**Directive**
Only the lines from the line containing "Rebuild this chart as a Python script, using Altair." to the line containing "base = alt.Chart(df)", with both of those lines, are to be repeated exactly. Leave the images out.

**Dataset records**

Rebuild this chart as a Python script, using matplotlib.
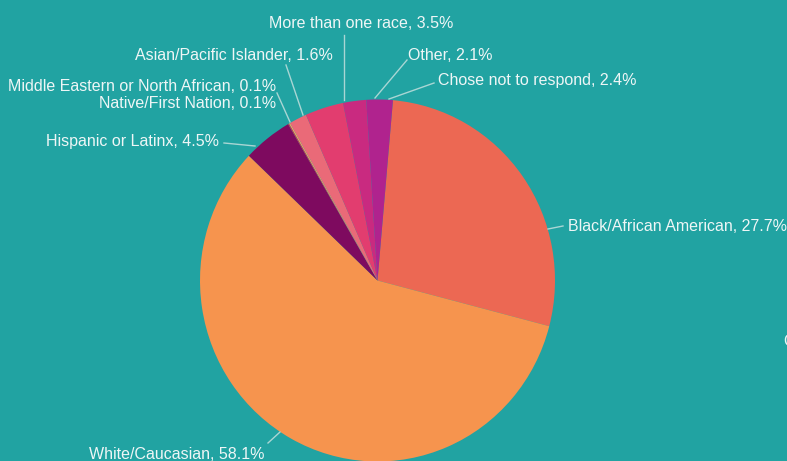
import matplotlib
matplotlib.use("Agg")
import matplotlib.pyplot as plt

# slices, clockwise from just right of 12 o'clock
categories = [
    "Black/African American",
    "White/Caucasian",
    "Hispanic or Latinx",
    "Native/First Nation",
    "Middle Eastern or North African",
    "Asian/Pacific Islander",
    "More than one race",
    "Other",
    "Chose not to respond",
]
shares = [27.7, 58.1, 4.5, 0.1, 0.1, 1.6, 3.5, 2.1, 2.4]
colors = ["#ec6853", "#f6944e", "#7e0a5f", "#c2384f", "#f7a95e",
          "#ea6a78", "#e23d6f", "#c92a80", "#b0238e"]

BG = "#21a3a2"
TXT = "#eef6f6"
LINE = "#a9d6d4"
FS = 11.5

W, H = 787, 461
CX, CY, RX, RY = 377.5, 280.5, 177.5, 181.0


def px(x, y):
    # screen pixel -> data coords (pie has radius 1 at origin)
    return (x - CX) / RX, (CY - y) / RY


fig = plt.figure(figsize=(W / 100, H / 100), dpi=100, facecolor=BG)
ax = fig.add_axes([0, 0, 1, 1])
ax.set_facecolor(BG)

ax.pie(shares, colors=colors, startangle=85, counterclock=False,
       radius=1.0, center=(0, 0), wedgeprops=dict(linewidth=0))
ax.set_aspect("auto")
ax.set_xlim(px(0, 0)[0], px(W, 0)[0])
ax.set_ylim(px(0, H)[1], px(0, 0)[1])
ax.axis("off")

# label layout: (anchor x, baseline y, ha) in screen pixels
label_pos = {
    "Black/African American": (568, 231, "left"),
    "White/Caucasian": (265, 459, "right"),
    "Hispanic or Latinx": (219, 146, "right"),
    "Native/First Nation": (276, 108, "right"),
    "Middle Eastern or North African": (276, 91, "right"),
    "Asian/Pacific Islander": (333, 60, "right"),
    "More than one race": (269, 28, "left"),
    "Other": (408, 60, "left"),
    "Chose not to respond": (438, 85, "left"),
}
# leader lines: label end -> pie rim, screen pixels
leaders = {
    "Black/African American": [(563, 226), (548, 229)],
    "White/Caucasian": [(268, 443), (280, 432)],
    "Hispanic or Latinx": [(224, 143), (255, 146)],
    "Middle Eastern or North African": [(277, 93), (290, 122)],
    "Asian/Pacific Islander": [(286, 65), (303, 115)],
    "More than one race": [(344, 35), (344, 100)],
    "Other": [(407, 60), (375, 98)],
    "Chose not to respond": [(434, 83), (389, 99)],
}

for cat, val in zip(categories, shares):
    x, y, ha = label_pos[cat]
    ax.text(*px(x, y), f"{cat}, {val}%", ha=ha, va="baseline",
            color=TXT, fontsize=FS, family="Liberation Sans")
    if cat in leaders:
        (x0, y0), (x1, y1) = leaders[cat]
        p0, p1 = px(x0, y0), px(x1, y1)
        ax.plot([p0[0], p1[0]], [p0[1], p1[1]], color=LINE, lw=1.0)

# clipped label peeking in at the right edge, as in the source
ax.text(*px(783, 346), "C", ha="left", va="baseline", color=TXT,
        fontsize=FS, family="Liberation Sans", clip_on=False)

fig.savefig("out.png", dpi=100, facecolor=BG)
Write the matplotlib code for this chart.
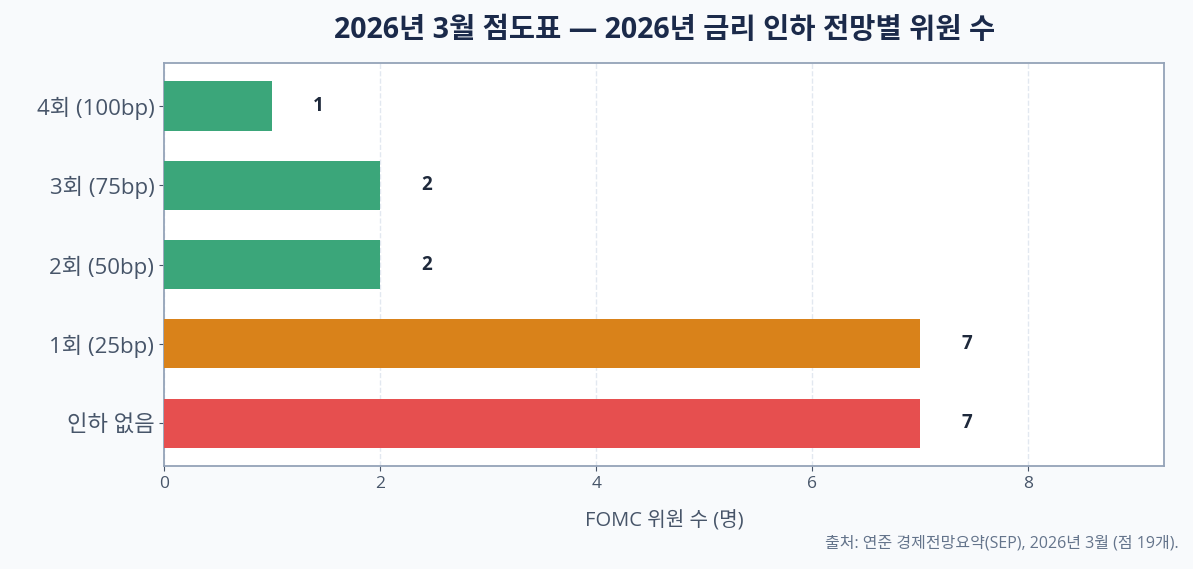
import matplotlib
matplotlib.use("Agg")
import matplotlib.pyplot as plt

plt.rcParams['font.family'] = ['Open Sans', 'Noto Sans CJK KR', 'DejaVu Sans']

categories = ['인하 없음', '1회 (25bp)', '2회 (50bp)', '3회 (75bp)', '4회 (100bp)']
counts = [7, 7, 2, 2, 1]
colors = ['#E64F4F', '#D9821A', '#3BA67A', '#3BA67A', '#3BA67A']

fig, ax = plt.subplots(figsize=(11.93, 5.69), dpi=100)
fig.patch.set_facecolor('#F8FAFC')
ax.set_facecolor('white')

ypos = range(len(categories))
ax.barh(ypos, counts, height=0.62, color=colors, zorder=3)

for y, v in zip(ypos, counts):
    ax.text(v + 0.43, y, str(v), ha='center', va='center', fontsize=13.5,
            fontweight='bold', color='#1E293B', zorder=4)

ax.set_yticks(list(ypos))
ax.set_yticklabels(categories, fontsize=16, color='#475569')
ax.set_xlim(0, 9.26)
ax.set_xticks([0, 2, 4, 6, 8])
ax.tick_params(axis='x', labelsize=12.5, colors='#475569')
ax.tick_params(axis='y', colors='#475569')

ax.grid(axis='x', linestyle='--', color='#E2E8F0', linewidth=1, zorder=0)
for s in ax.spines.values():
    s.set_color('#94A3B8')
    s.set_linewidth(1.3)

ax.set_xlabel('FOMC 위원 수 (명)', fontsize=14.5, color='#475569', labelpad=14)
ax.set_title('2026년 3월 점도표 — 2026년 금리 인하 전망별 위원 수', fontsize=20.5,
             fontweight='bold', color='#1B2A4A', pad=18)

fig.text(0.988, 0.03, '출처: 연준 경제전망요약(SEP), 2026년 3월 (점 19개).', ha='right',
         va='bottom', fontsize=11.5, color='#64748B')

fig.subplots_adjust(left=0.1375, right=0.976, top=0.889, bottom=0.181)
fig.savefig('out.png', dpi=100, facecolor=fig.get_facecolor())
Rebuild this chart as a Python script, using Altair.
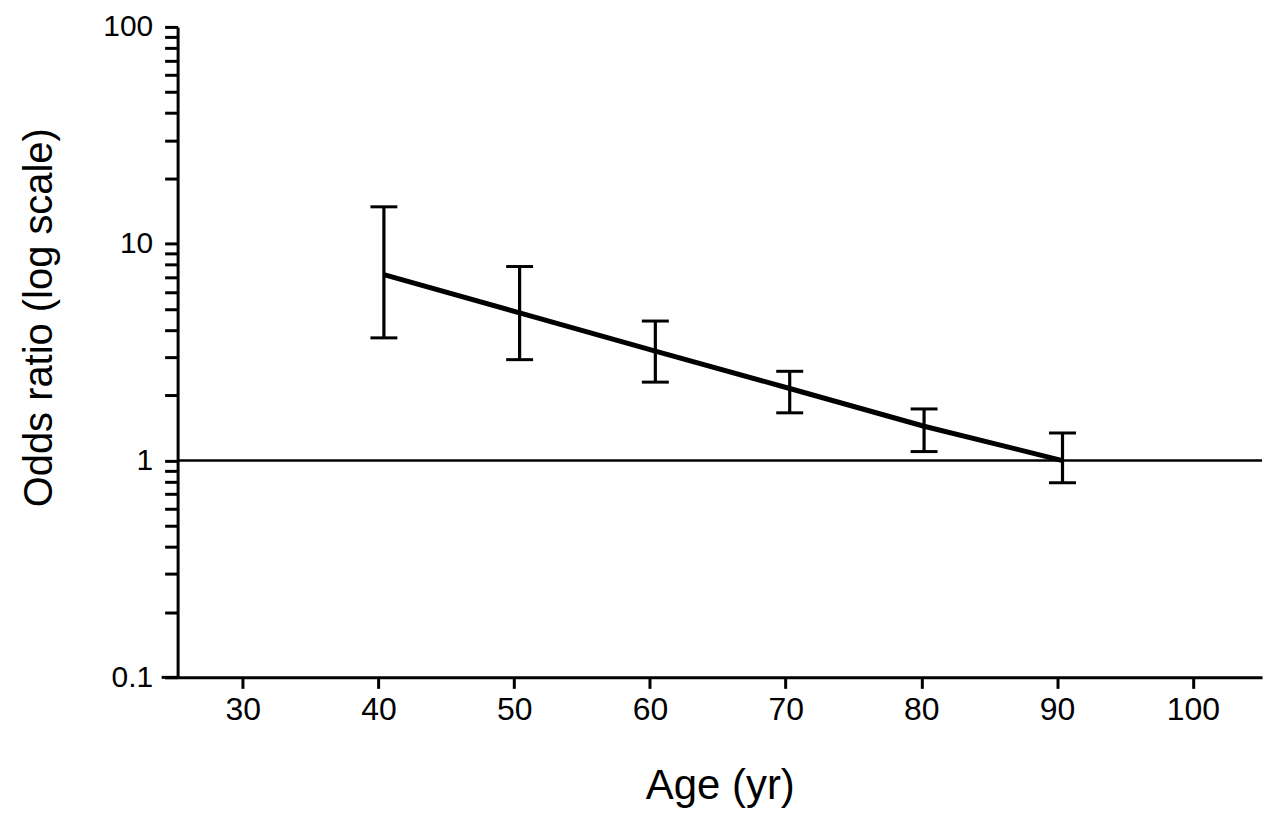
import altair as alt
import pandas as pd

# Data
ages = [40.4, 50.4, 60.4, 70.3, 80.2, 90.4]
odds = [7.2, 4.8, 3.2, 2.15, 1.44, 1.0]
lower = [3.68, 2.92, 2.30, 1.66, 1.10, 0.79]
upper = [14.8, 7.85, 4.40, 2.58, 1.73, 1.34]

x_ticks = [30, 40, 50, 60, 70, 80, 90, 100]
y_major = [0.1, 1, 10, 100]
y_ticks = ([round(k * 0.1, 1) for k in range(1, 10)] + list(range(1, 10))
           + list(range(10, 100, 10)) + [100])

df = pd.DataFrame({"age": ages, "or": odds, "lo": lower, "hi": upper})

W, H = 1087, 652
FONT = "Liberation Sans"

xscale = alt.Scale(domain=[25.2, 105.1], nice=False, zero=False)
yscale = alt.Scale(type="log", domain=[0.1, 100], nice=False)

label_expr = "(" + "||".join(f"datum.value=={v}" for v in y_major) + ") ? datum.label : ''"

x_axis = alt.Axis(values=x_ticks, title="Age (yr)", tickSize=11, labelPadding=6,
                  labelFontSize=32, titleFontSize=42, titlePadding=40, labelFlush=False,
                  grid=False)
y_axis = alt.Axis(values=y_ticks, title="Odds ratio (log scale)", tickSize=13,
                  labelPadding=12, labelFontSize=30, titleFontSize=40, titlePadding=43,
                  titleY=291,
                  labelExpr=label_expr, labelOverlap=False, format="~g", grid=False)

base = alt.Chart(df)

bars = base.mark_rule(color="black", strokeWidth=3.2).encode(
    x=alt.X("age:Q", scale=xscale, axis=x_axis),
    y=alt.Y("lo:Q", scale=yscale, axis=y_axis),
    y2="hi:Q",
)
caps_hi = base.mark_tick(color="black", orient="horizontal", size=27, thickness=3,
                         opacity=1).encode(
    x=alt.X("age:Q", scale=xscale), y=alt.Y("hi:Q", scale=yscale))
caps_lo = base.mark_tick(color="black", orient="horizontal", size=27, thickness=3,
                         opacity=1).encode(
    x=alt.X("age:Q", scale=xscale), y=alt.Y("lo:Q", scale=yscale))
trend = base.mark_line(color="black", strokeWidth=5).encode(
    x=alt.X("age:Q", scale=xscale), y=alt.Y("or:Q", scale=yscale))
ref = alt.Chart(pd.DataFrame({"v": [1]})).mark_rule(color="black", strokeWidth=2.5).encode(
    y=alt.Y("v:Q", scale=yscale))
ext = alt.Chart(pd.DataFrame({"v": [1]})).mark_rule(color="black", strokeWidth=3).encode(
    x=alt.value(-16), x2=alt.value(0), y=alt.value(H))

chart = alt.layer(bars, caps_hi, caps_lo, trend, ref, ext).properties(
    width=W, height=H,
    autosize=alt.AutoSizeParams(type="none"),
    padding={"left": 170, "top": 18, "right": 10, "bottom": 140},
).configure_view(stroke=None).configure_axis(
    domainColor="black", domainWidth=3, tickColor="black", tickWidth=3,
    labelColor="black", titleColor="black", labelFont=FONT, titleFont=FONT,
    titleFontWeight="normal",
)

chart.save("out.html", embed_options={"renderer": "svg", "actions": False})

**Written reply**
Rebuild this chart as a Python script, using Altair.
import altair as alt
import pandas as pd

# Data
ages = [40.4, 50.4, 60.4, 70.3, 80.2, 90.4]
odds = [7.2, 4.8, 3.2, 2.15, 1.44, 1.0]
lower = [3.68, 2.92, 2.30, 1.66, 1.10, 0.79]
upper = [14.8, 7.85, 4.40, 2.58, 1.73, 1.34]

x_ticks = [30, 40, 50, 60, 70, 80, 90, 100]
y_major = [0.1, 1, 10, 100]
y_ticks = ([round(k * 0.1, 1) for k in range(1, 10)] + list(range(1, 10))
           + list(range(10, 100, 10)) + [100])

df = pd.DataFrame({"age": ages, "or": odds, "lo": lower, "hi": upper})

W, H = 1087, 652
FONT = "Liberation Sans"

xscale = alt.Scale(domain=[25.2, 105.1], nice=False, zero=False)
yscale = alt.Scale(type="log", domain=[0.1, 100], nice=False)

label_expr = "(" + "||".join(f"datum.value=={v}" for v in y_major) + ") ? datum.label : ''"

x_axis = alt.Axis(values=x_ticks, title="Age (yr)", tickSize=11, labelPadding=6,
                  labelFontSize=32, titleFontSize=42, titlePadding=40, labelFlush=False,
                  grid=False)
y_axis = alt.Axis(values=y_ticks, title="Odds ratio (log scale)", tickSize=13,
                  labelPadding=12, labelFontSize=30, titleFontSize=40, titlePadding=43,
                  titleY=291,
                  labelExpr=label_expr, labelOverlap=False, format="~g", grid=False)

base = alt.Chart(df)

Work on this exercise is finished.